2. Smoking in cars with kids is a bad practice, and the legislature wants to make sure it doesn’t happen anymore.
A proposal this week by Representative Rolanda Hollis (D-Birmingham) would ban smoking in a vehicle with anyone under the age of 19. Now, don’t get me wrong—I think it’s cruel to smoke in a vehicle with a child. But I think we need to really think about whether or not this is the type of thing the state needs to be legislating. There are arguments and precedent to be considered on both sides of this issue, but this ought to be thought about very carefully before we decide whether or not this is the kind of law we should ask our lawmakers to support.
3. My spirits have been Lyft-ed and I’m Uber excited about one bill in particular.
Honestly, you should have known it wouldn’t take me long to include a cheesy joke. Last week, Governor Ivey, Senator Bobby Singleton (D-Greensboro), and Representative David Faulkner (R-Mountain Brook) announced a bill that will set statewide regulations for ride sharing. That means that ride sharing services—like Uber and Lyft—will be available to all Alabamians. Regarding the bill, Governor Ivey said, “To embrace the future, Alabama must accommodate modern transportation demands. The ability to request an on-demand ride is no longer considered a perk of being in a big city, it is an expectation no matter where one lives or works.” On Thursday, the bill received a favorable report from the Senate Tourism and Marketing Committee. If you’re interested in this issue, click here to check out the website for the Ride for Alabama campaign.
4. Elections, they [might be] a changin’.
On Tuesday, Representative Mike Ball (R-Madison) introduced a bill that would change the primary election procedure in Alabama. His proposal is that all candidates in a primary election, regardless of the party affiliation, are put on the same ballot. The top two finishers in that election go on to the general election. His hope is that this will increase voter turnout. The Montgomery Advertiser reports: “As filed, the bill applies to all elections save presidential primaries, though Ball said he wanted the legislation to apply only to special elections, citing the long lag time between vacancies and the choice of successors.

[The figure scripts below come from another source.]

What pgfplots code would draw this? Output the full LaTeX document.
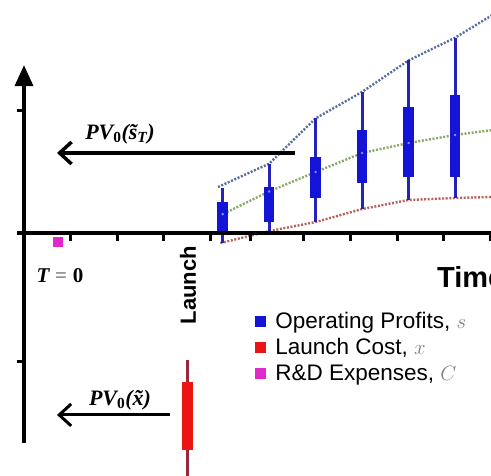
\documentclass[border=0pt]{standalone}
\usepackage{pgfplots}
\pgfplotsset{compat=1.18}
\usetikzlibrary{arrows.meta}
\usepackage{fontspec}
\setmainfont{Liberation Sans}
\newfontfamily\tnr{Liberation Serif}

\definecolor{boxblue}{RGB}{20,20,215}
\definecolor{whiskblue}{RGB}{35,35,185}
\definecolor{boxred}{RGB}{235,20,20}
\definecolor{whiskred}{RGB}{150,40,60}
\definecolor{rdmag}{RGB}{225,40,205}
\definecolor{dotblue}{RGB}{85,110,160}
\definecolor{dotgreen}{RGB}{135,170,100}
\definecolor{dotred}{RGB}{180,100,90}

\pgfplotsset{
  whisk/.style={forget plot, line width=3pt},
  box/.style={forget plot, line width=10.5pt},
  trend/.style={forget plot, line width=2.4pt, dash pattern=on 2pt off 1.6pt},
}

\begin{document}
\begin{tikzpicture}
\begin{axis}[
  at={(0,0)}, anchor=south west,
  scale only axis, width=491pt, height=475pt,
  xmin=-0.5376, xmax=10.0215, ymin=-1.9206, ymax=1.8492,
  hide axis,
  legend style={at={(axis cs:4.946,-0.62)}, anchor=north west,
    draw=none, fill=none, inner sep=0pt, row sep=6.5pt,
    nodes={inner sep=1pt},
    font=\fontsize{22.5}{27}\selectfont},
  legend cell align=left,
  legend image code/.code={\fill[#1] (0pt,-5pt) rectangle (10pt,5pt); \path[draw=none,fill=none] (0pt,-1pt) rectangle (19pt,1pt);},
]
\addlegendimage{boxblue}
\addlegendentry{Operating Profits, {\color{gray}$s$}}
\addlegendimage{boxred}
\addlegendentry{Launch Cost, {\color{gray}$x$}}
\addlegendimage{rdmag}
\addlegendentry{R\&D Expenses, {\color{gray}$C$}}

% envelopes through whisker ends and medians
\addplot[trend, dotblue] coordinates {(4.15,0.365) (5.25,0.55) (6.25,0.91) (7.25,1.12) (8.25,1.37) (9.25,1.55) (10.05,1.73)};
\addplot[trend, dotgreen] coordinates {(4.2,0.14) (5.25,0.33) (6.25,0.484) (7.25,0.635) (8.25,0.714) (9.25,0.778) (10.05,0.817)};
\addplot[trend, dotred] coordinates {(4.2,-0.08) (5.25,0.015) (6.25,0.087) (7.25,0.19) (8.25,0.262) (9.25,0.278) (10.05,0.286)};

% operating profits: whiskers, then boxes (quartiles)
\addplot[whisk, whiskblue] coordinates {(4.25,-0.08) (4.25,0.36)};
\addplot[whisk, whiskblue] coordinates {(5.25,0.015) (5.25,0.55)};
\addplot[whisk, whiskblue] coordinates {(6.25,0.087) (6.25,0.91)};
\addplot[whisk, whiskblue] coordinates {(7.25,0.19) (7.25,1.12)};
\addplot[whisk, whiskblue] coordinates {(8.25,0.262) (8.25,1.37)};
\addplot[whisk, whiskblue] coordinates {(9.25,0.278) (9.25,1.55)};
\addplot[box, boxblue] coordinates {(4.25,0.0) (4.25,0.246)};
\addplot[box, boxblue] coordinates {(5.25,0.087) (5.25,0.365)};
\addplot[box, boxblue] coordinates {(6.25,0.278) (6.25,0.603)};
\addplot[box, boxblue] coordinates {(7.25,0.397) (7.25,0.817)};
\addplot[box, boxblue] coordinates {(8.25,0.444) (8.25,1.0)};
\addplot[box, boxblue] coordinates {(9.25,0.444) (9.25,1.095)};
% medians
\addplot[forget plot, only marks, mark=*, mark size=1pt, color=boxblue!45!white] coordinates {(4.25,0.15) (5.25,0.33) (6.25,0.484) (7.25,0.635) (8.25,0.714) (9.25,0.778)};

% launch cost
\addplot[whisk, whiskred] coordinates {(3.50,-2.0) (3.50,-1.008)};
\addplot[box, boxred, line width=11pt] coordinates {(3.50,-1.722) (3.50,-1.183)};

% R&D expenses
\addplot[forget plot, only marks, mark=square*, mark size=4.5pt, color=rdmag] coordinates {(0.71,-0.071)};

% axes
\draw[line width=3.5pt] (axis cs:-0.172,0) -- (axis cs:10.2,0);
\draw[line width=3.5pt, -{Triangle[length=21pt,width=18pt]}] (axis cs:-0.0215,-1.667) -- (axis cs:-0.0215,1.333);
\draw[line width=3pt] (axis cs:0,0.976) -- ++(-8pt,0pt) (axis cs:0,-1.016) -- ++(-8pt,0pt);
\draw[line width=3pt]
  (axis cs:0.97,0) -- ++(0pt,-8pt) (axis cs:1.98,0) -- ++(0pt,-8pt)
  (axis cs:2.97,0) -- ++(0pt,-8pt) (axis cs:3.98,0) -- ++(0pt,-8pt)
  (axis cs:4.86,0) -- ++(0pt,-8pt) (axis cs:5.98,0) -- ++(0pt,-8pt)
  (axis cs:6.99,0) -- ++(0pt,-8pt) (axis cs:8.0,0) -- ++(0pt,-8pt)
  (axis cs:8.99,0) -- ++(0pt,-8pt) (axis cs:10.0,0) -- ++(0pt,-8pt);

% present value arrows
\draw[line width=3.5pt, -{Straight Barb[length=12pt,width=22pt]}] (axis cs:5.806,0.635) -- (axis cs:0.688,0.635);
\draw[line width=3pt, -{Straight Barb[length=12pt,width=22pt]}] (axis cs:3.118,-1.444) -- (axis cs:0.688,-1.444);

% labels
\node[font=\fontsize{22}{26}\selectfont\tnr\bfseries\itshape] at (axis cs:2.043,0.786) {PV\textsubscript{\upshape 0}(\~{s}\textsubscript{T})};
\node[font=\fontsize{22}{26}\selectfont\tnr\bfseries\itshape] at (axis cs:2.043,-1.325) {PV\textsubscript{\upshape 0}(\~{x})};
\node[font=\fontsize{21}{25}\selectfont\tnr\bfseries] at (axis cs:0.753,-0.341) {\itshape T\;{\upshape\color{gray}=}\;\upshape 0};
\node[font=\fontsize{22}{26}\selectfont\bfseries, rotate=90] at (axis cs:3.505,-0.413) {Launch};
\node[font=\fontsize{29}{34}\selectfont\bfseries, anchor=base west, inner sep=0pt] at (axis cs:8.86,-0.429) {Time};
\end{axis}
\pgfresetboundingbox
\useasboundingbox (0,0) rectangle (491pt,475pt);
\end{tikzpicture}
\end{document}
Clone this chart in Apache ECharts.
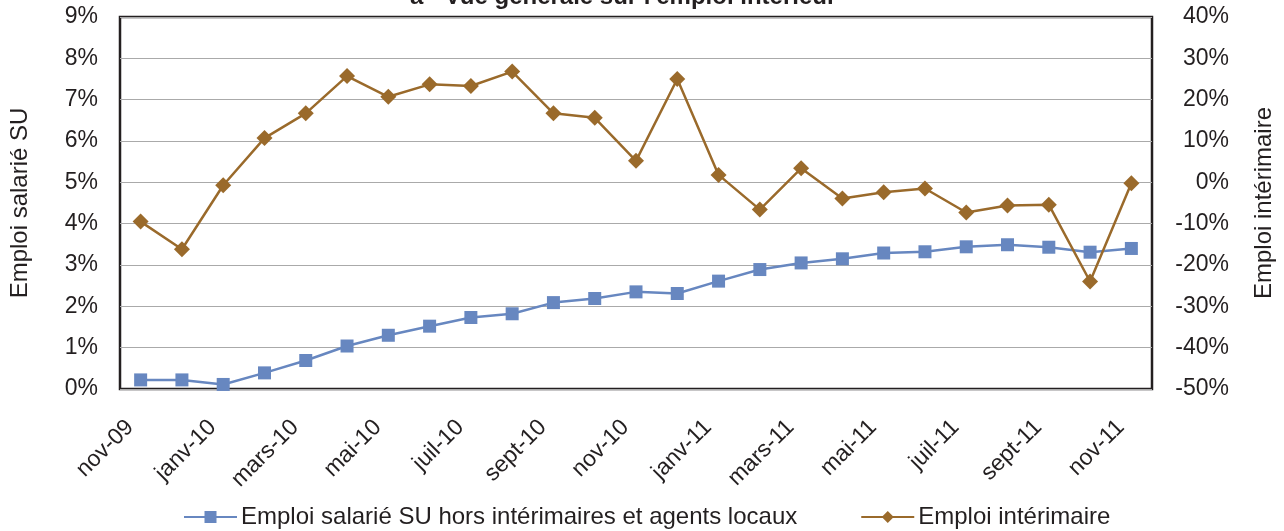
<!DOCTYPE html>
<html><head><meta charset="utf-8">
<script src="https://cdn.jsdelivr.net/npm/echarts@6/dist/echarts.min.js"></script>
<style>html,body{margin:0;padding:0;background:#fff}#c{width:1284px;height:531px}</style>
</head><body><div id="c"></div>
<script>
const categories = ["nov-09","déc-09","janv-10","févr-10","mars-10","avr-10","mai-10","juin-10","juil-10","août-10","sept-10","oct-10","nov-10","déc-10","janv-11","févr-11","mars-11","avr-11","mai-11","juin-11","juil-11","août-11","sept-11","oct-11","nov-11"];
const emploiSU = [0.22,0.22,0.11,0.39,0.69,1.04,1.30,1.52,1.73,1.82,2.09,2.19,2.35,2.31,2.61,2.89,3.05,3.15,3.29,3.32,3.44,3.49,3.43,3.31,3.40];
const emploiInterim = [-9.5,-16.2,-0.7,10.7,16.7,25.7,20.7,23.7,23.3,26.8,16.7,15.6,5.2,25.0,1.8,-6.6,3.4,-3.9,-2.4,-1.5,-7.3,-5.6,-5.4,-24.0,-0.2];
const seriesNames = ["Emploi salarié SU hors intérimaires et agents locaux","Emploi intérimaire"];
const titleText = "a - Vue générale sur l'emploi intérieur";
const leftName = "Emploi salarié SU";
const rightName = "Emploi intérimaire";

const blue = '#6787C0', brown = '#9A6A2B', txt = '#231f20';
const font = 'Liberation Sans, Arial, sans-serif';
const chart = echarts.init(document.getElementById('c'));
chart.setOption({
  backgroundColor: '#fff',
  animation: false,
  title: { text: titleText, left: 410, top: -15, padding: 0, textStyle: { fontFamily: font, fontSize: 24, fontWeight: 'bold', color: txt } },
  legend: {
    left: 178, top: 500, itemWidth: 53, itemHeight: 15, itemGap: 63,
    textStyle: { fontFamily: font, fontSize: 24, color: txt, padding: [0,0,0,-1] },
    data: seriesNames
  },
  grid: { left: 117, right: 130, top: 17, bottom: 142, show: true, borderColor: '#231f20', borderWidth: 2.5, containLabel: false },
  xAxis: {
    type: 'category', data: categories, boundaryGap: true,
    axisLine: { show: false }, axisTick: { show: false },
    axisLabel: { interval: 1, rotate: 45, margin: 24, padding: [0, 15, 0, 0], fontFamily: font, fontSize: 23, color: txt }
  },
  yAxis: [
    { type: 'value', min: 0, max: 9, interval: 1, position: 'left',
      name: leftName, nameLocation: 'middle', nameGap: 88,
      nameTextStyle: { fontFamily: font, fontSize: 24, color: txt },
      axisLine: { show: false }, axisTick: { show: false },
      axisLabel: { margin: 22, fontFamily: font, fontSize: 23, color: txt, formatter: v => v + '%' },
      splitLine: { lineStyle: { color: '#aaaaaa', width: 1 } } },
    { type: 'value', min: -50, max: 40, interval: 10, position: 'right',
      name: rightName, nameLocation: 'middle', nameGap: 100,
      nameTextStyle: { fontFamily: font, fontSize: 24, color: txt },
      axisLine: { show: false }, axisTick: { show: false },
      axisLabel: { margin: 77, align: 'right', fontFamily: font, fontSize: 23, color: txt, formatter: v => v + '%' },
      splitLine: { show: false } }
  ],
  series: [
    { name: seriesNames[0], type: 'line', yAxisIndex: 0, data: emploiSU,
      symbol: 'rect', symbolSize: 13, lineStyle: { color: blue, width: 2.5 }, itemStyle: { color: blue } },
    { name: seriesNames[1], type: 'line', yAxisIndex: 1, data: emploiInterim,
      symbol: 'diamond', symbolSize: 16, lineStyle: { color: brown, width: 2.5 }, itemStyle: { color: brown } }
  ]
});
</script></body></html>
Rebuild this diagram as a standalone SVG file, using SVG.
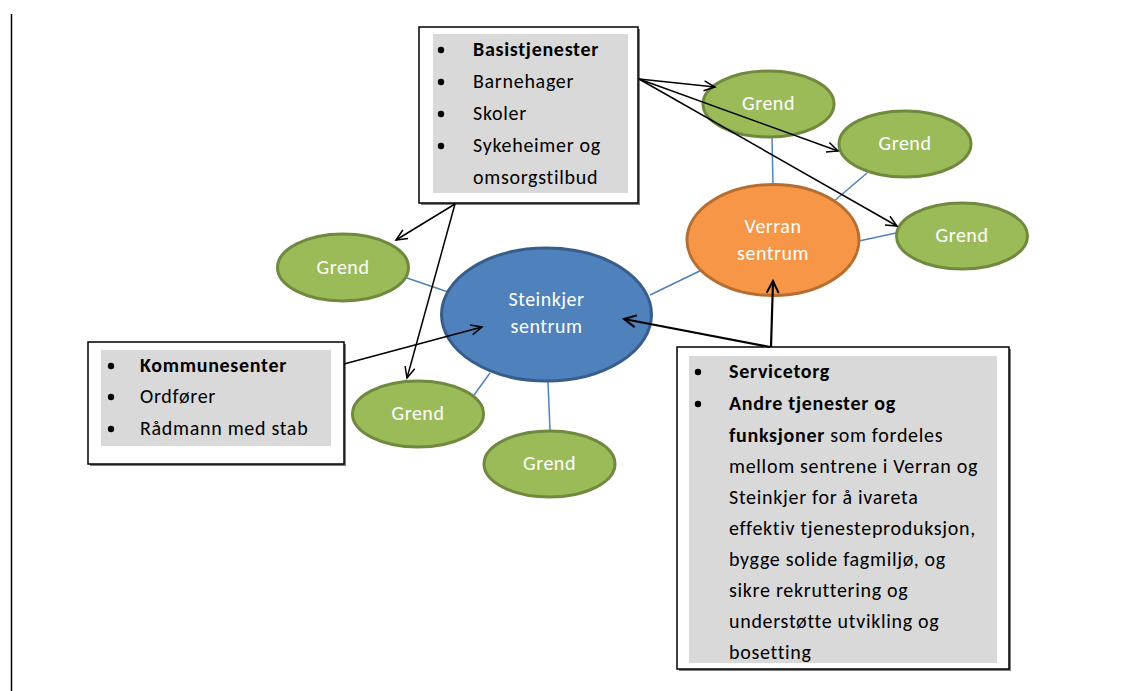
<svg xmlns="http://www.w3.org/2000/svg" width="1134" height="691" viewBox="0 0 1134 691">
<defs>
<marker id="arr" markerUnits="userSpaceOnUse" markerWidth="14" markerHeight="14" refX="12" refY="6" orient="auto" viewBox="0 0 14 12">
<path d="M1,1 L12,6 L1,11" fill="none" stroke="#000" stroke-width="1.5"/>
</marker>
<marker id="arr2" markerUnits="userSpaceOnUse" markerWidth="16" markerHeight="16" refX="13" refY="7" orient="auto" viewBox="0 0 16 14">
<path d="M1,1 L13,7 L1,13" fill="none" stroke="#000" stroke-width="2"/>
</marker>
</defs>
<style>
text{font-family:Carlito,Lato,"Liberation Sans",sans-serif;}
.g ellipse{fill:#9BBB59;stroke:#71893F;stroke-width:3;}
.lbl{fill:#fff;font-size:20px;letter-spacing:0.5px;text-anchor:middle;}
.box{fill:#fff;stroke:#000;stroke-width:1.5;}
.shadow{fill:#7f7f7f;}
.shade{fill:#D9D9D9;}
.t{fill:#000;font-size:20px;letter-spacing:0.7px;}
.b{font-weight:bold;}
.blue{stroke:#4F81BD;stroke-width:1.5;fill:none;}
.ar{stroke:#000;stroke-width:1.5;fill:none;marker-end:url(#arr);}
.ar2{stroke:#000;stroke-width:2.2;fill:none;marker-end:url(#arr2);}
</style>
<rect width="1134" height="691" fill="#fff"/>
<line x1="11.5" y1="14" x2="11.5" y2="691" stroke="#000" stroke-width="1.5"/>

<g id="connectors-blue">
<line class="blue" x1="772" y1="138" x2="773" y2="184"/>
<line class="blue" x1="867" y1="173" x2="833" y2="202"/>
<line class="blue" x1="896" y1="233" x2="859" y2="241"/>
<line class="blue" x1="706" y1="268" x2="650" y2="295"/>
<line class="blue" x1="407" y1="278" x2="457" y2="295"/>
<line class="blue" x1="474" y1="395" x2="490" y2="373"/>
<line class="blue" x1="548" y1="382" x2="550" y2="430"/>
</g>

<g id="steinkjer">
<ellipse cx="546.5" cy="314.5" rx="105" ry="66.5" fill="#4F81BD" stroke="#385D8A" stroke-width="3"/>
<text class="lbl" x="546.5" y="306">Steinkjer</text>
<text class="lbl" x="546.5" y="333">sentrum</text>
</g>
<g id="verran">
<ellipse cx="773" cy="240" rx="86" ry="55.5" fill="#F79646" stroke="#B66D31" stroke-width="3"/>
<text class="lbl" x="773" y="233">Verran</text>
<text class="lbl" x="773" y="260">sentrum</text>
</g>
<g id="grend1" class="g"><ellipse cx="768.5" cy="104" rx="65.5" ry="33"/><text class="lbl" x="768.5" y="110">Grend</text></g>
<g id="grend2" class="g"><ellipse cx="905" cy="144" rx="66" ry="33"/><text class="lbl" x="905" y="150">Grend</text></g>
<g id="grend3" class="g"><ellipse cx="962" cy="236" rx="65.5" ry="33"/><text class="lbl" x="962" y="242">Grend</text></g>
<g id="grend4" class="g"><ellipse cx="343" cy="267.5" rx="65.5" ry="33.5"/><text class="lbl" x="343" y="274">Grend</text></g>
<g id="grend5" class="g"><ellipse cx="418" cy="414" rx="65.5" ry="33"/><text class="lbl" x="418" y="420">Grend</text></g>
<g id="grend6" class="g"><ellipse cx="549.5" cy="464" rx="65.5" ry="33"/><text class="lbl" x="549.5" y="470">Grend</text></g>

<g id="basis">
<rect class="shadow" x="421" y="29" width="219" height="176"/>
<rect class="box" x="419" y="27" width="219" height="176"/>
<rect class="shade" x="433" y="34" width="195" height="159"/>
<circle cx="441" cy="50" r="3.2"/><circle cx="441" cy="82" r="3.2"/><circle cx="441" cy="114" r="3.2"/><circle cx="441" cy="146" r="3.2"/>
<text class="t b" x="473" y="56">Basistjenester</text>
<text class="t" x="473" y="88">Barnehager</text>
<text class="t" x="473" y="120">Skoler</text>
<text class="t" x="473" y="152">Sykeheimer og</text>
<text class="t" x="473" y="184">omsorgstilbud</text>
</g>

<g id="kommune">
<rect class="shadow" x="90" y="344" width="256" height="122"/>
<rect class="box" x="88" y="342" width="256" height="122"/>
<rect class="shade" x="101" y="350" width="230" height="96"/>
<circle cx="111" cy="366" r="3.2"/><circle cx="111" cy="397" r="3.2"/><circle cx="111" cy="429" r="3.2"/>
<text class="t b" x="140" y="372">Kommunesenter</text>
<text class="t" x="140" y="403">Ordfører</text>
<text class="t" x="140" y="435">Rådmann med stab</text>
</g>

<g id="service">
<rect class="shadow" x="679" y="349" width="332" height="322"/>
<rect class="box" x="677" y="347" width="332" height="322"/>
<rect class="shade" x="689" y="356" width="308" height="307"/>
<circle cx="698" cy="372" r="3.2"/><circle cx="698" cy="404" r="3.2"/>
<text class="t b" x="729" y="378">Servicetorg</text>
<text class="t b" x="729" y="410">Andre tjenester og</text>
<text class="t" x="729" y="442"><tspan class="b">funksjoner</tspan> som fordeles</text>
<text class="t" x="729" y="473">mellom sentrene i Verran og</text>
<text class="t" x="729" y="504">Steinkjer for å ivareta</text>
<text class="t" x="729" y="535">effektiv tjenesteproduksjon,</text>
<text class="t" x="729" y="566">bygge solide fagmiljø, og</text>
<text class="t" x="729" y="597">sikre rekruttering og</text>
<text class="t" x="729" y="628">understøtte utvikling og</text>
<text class="t" x="729" y="659">bosetting</text>
</g>

<g id="connectors-arrows">
<line class="ar" x1="639" y1="79" x2="715" y2="87"/>
<line class="ar" x1="639" y1="79" x2="838" y2="151"/>
<line class="ar" x1="639" y1="79" x2="897" y2="226"/>
<line class="ar" x1="455" y1="204" x2="396" y2="240"/>
<line class="ar" x1="455" y1="204" x2="407" y2="378"/>
<line class="ar" x1="344" y1="364" x2="482" y2="327"/>
<line class="ar2" x1="770" y1="347" x2="624" y2="319"/>
<line class="ar2" x1="771" y1="347" x2="773" y2="281"/>
</g>
</svg>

Two House seats in north Alabama are empty. Montgomery will likely have one vacant Senate seat for the entire regular legislative session this year. The general election for the seat will not take place until May.”
Other things that you might want to know about:
—A bill that would regulate all child care facilities, including religious facilities, was introduced by Representative Pebblin Warren (D-Tuskeegee) on the first day of the session. If you remember from last year, a bill similar to this one was very contentious. It passed the House and died in the Senate last year.
—Representative Chris Pringle (R-Mobile) introduced a bill that raises the age for buying tobacco products in Alabama from 19 to 21.
—A bill from Senator Greg Albritton (R-Range) passed by the senate this week would eliminate state marriage licenses. Similar proposals have come up in the past.